Around 2:30 a.m. Friday, a police team surrounded the Laurel home of 42-year-old Jason Jones and barged inside, with guns drawn and using flash bangs. Jones’ home is just off the main downtown street in the town of 1,000 people and directly across the street from one of two houses where occupants were shot before the homes were set ablaze, police said.

Jones was so badly burned that he had to be flown to a hospital in Lincoln instead of being booked into jail, Nebraska State Patrol Col. John Bolduc said. Jones was charged later Friday with 10 felonies, including four counts of first-degree murder.

The Nebraska Commission on Public Advocacy — which often handles capital murder cases — was appointed to represent Jones and declined to comment on the case.

Police allege that Jones killed 53-year-old Michele Ebeling early Thursday morning before causing some type of explosion and fire in her home that’s across the street from him. According to police, Jones then went about three blocks south, broke into another home and killed Gene Twiford, 86; his wife, Janet Twiford, 85; and their daughter, Dana Twiford, 55.

Charging documents allege Jones carried out some of the killings in the course of a burglary, but Bolduc declined to give a possible motive for the slayings or say if Jones knew the victims.

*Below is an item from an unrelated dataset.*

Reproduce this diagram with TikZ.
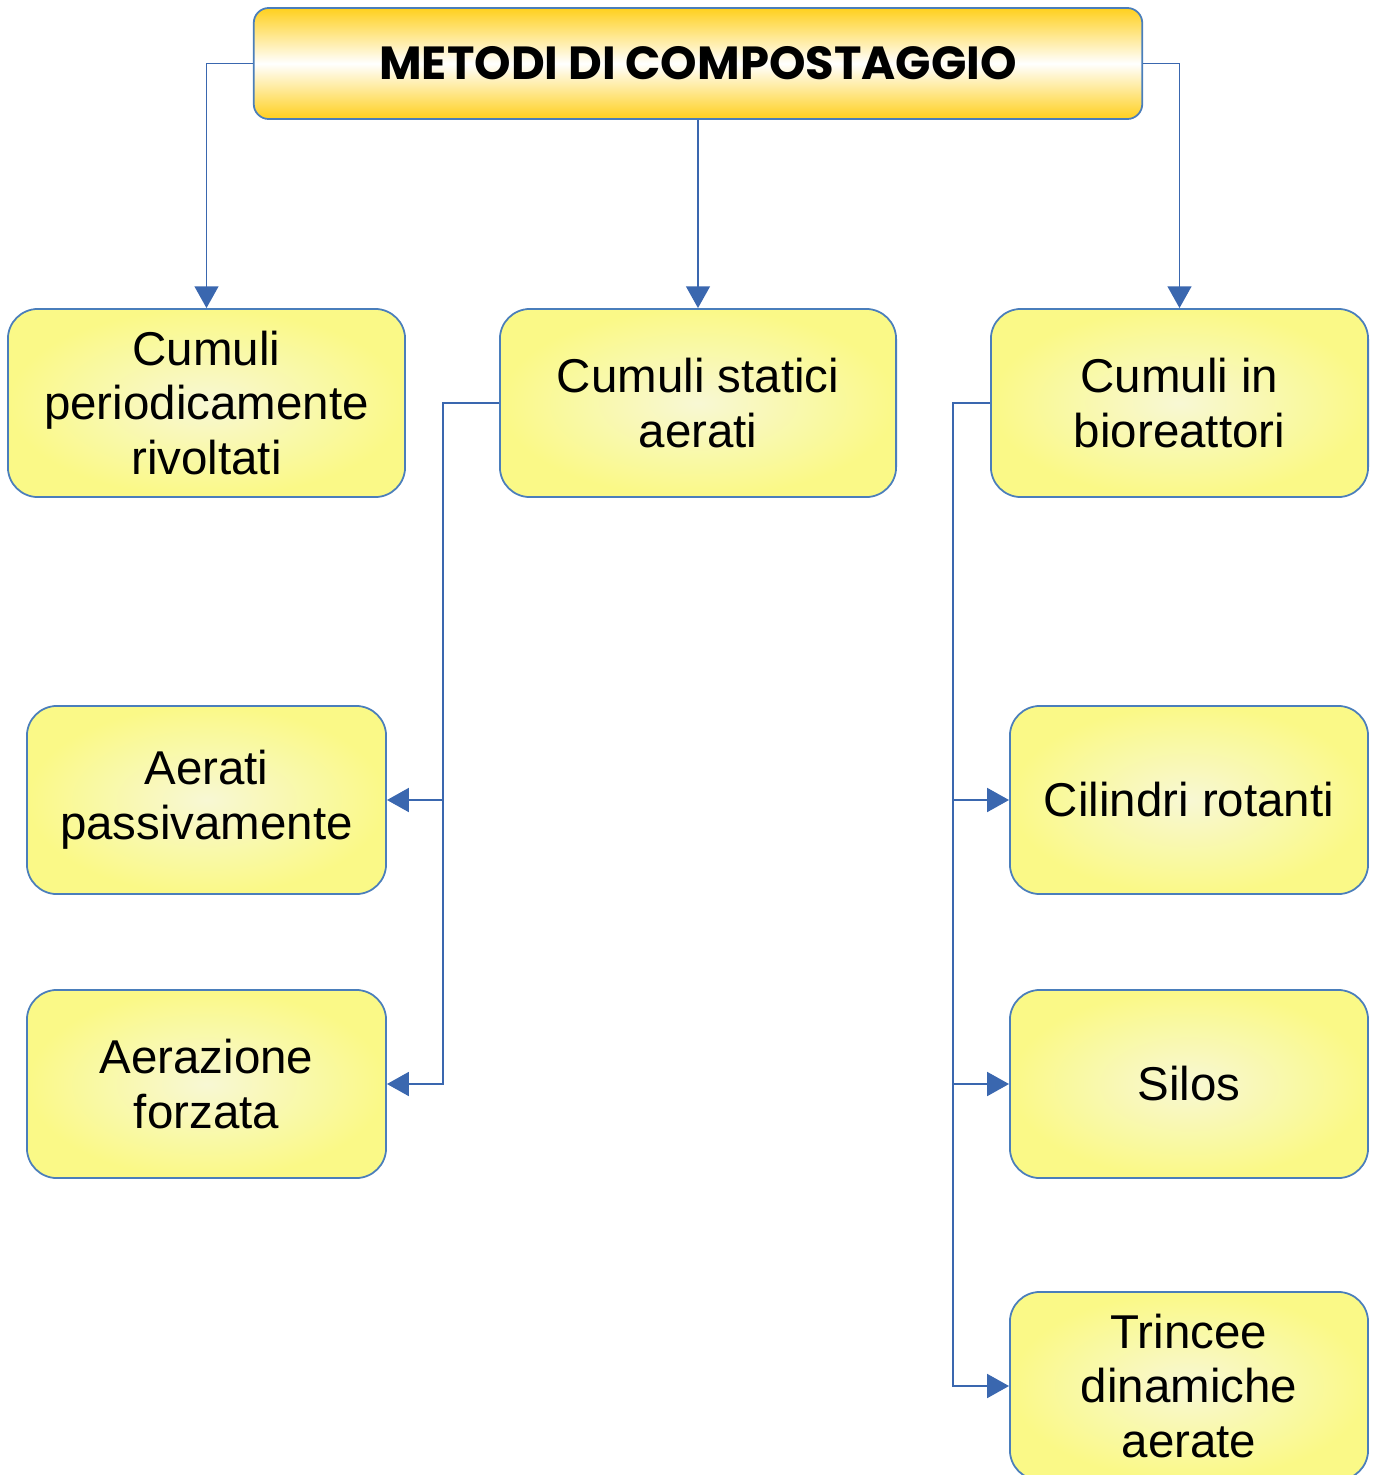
\documentclass[tikz,border=0pt]{standalone}
\usepackage{fontspec}
\setmainfont{Liberation Sans}
\newfontfamily\titlefont{Poppins}[BoldFont={* Bold}]
\usetikzlibrary{arrows.meta, calc, positioning}

\definecolor{boxline}{RGB}{74,126,187}
\definecolor{connblue}{RGB}{58,103,175}
\definecolor{boxyellow}{RGB}{250,249,135}
\definecolor{boxcentre}{RGB}{248,248,212}
\definecolor{titlegold}{RGB}{255,208,30}

\begin{document}
\begin{tikzpicture}[x=0.01cm,y=-0.01cm,
  every node/.style={font=\fontsize{13.5}{15.6}\selectfont, align=center, inner sep=0pt},
  methodbox/.style={draw=boxline, line width=0.5pt, rounded corners=0.3cm,
    shading=radial, inner color=boxcentre, outer color=boxyellow,
    minimum height=1.88cm},
  conn/.style={draw=connblue, line width=0.5pt, -{Triangle[length=6.2pt, width=6.8pt]}}]
\useasboundingbox (0,0) rectangle (1375,1475);

% titolo
\node[draw=boxline, line width=0.5pt, rounded corners=0.15cm,
  top color=titlegold, bottom color=titlegold, middle color=white,
  minimum width=8.88cm, minimum height=1.11cm,
  font=\titlefont\bfseries\fontsize{13.2}{16}\selectfont] (t) at (698,63.5) {METODI DI COMPOSTAGGIO};

% primo livello
\node[methodbox, minimum width=3.97cm] (a) at (206.5,403) {Cumuli\\periodicamente\\rivoltati};
\node[methodbox, minimum width=3.96cm] (b) at (698,403) {Cumuli statici\\aerati};
\node[methodbox, minimum width=3.77cm] (c) at (1179.5,403) {Cumuli in\\bioreattori};

% secondo livello
\node[methodbox, minimum width=3.59cm] (d) at (206.5,800) {Aerati\\passivamente};
\node[methodbox, minimum width=3.59cm] (e) at (206.5,1084) {Aerazione\\forzata};
\node[methodbox, minimum width=3.58cm] (f) at (1189,800) {Cilindri rotanti};
\node[methodbox, minimum width=3.58cm] (g) at (1189,1084) {Silos};
\node[methodbox, minimum width=3.58cm] (h) at (1189,1386) {Trincee\\dinamiche\\aerate};

\coordinate (bl) at (443,403);
\coordinate (cl) at (953,403);

\draw[conn] (t.west) -| (a.north);
\draw[conn] (t.south) -- (b.north);
\draw[conn] (t.east) -| (c.north);

\draw[conn] (b.west) -- (bl) |- (d.east);
\draw[conn] (bl) |- (e.east);

\draw[conn] (c.west) -- (cl) |- (f.west);
\draw[conn] (cl) |- (g.west);
\draw[conn] (cl) |- (h.west);
\end{tikzpicture}
\end{document}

Several people in Laurel said they knew little about Jones, other than he had moved into the home within the last few years. Court records say Jones had lived in the Elm Street house since at least 2019. Receipts and a gun left at the scene of the killings were linked to him.

The killings came as a shock to the community that’s about 100 miles (160 kilometers) northwest of Omaha. Despite its small size, Laurel is home to five churches and the Knuckleheadz bar that also serves as the town’s cafe. The last criminal homicide in Laurel happened in 2005, when a man died following a bar fight — and that case was deemed to be manslaughter, not murder.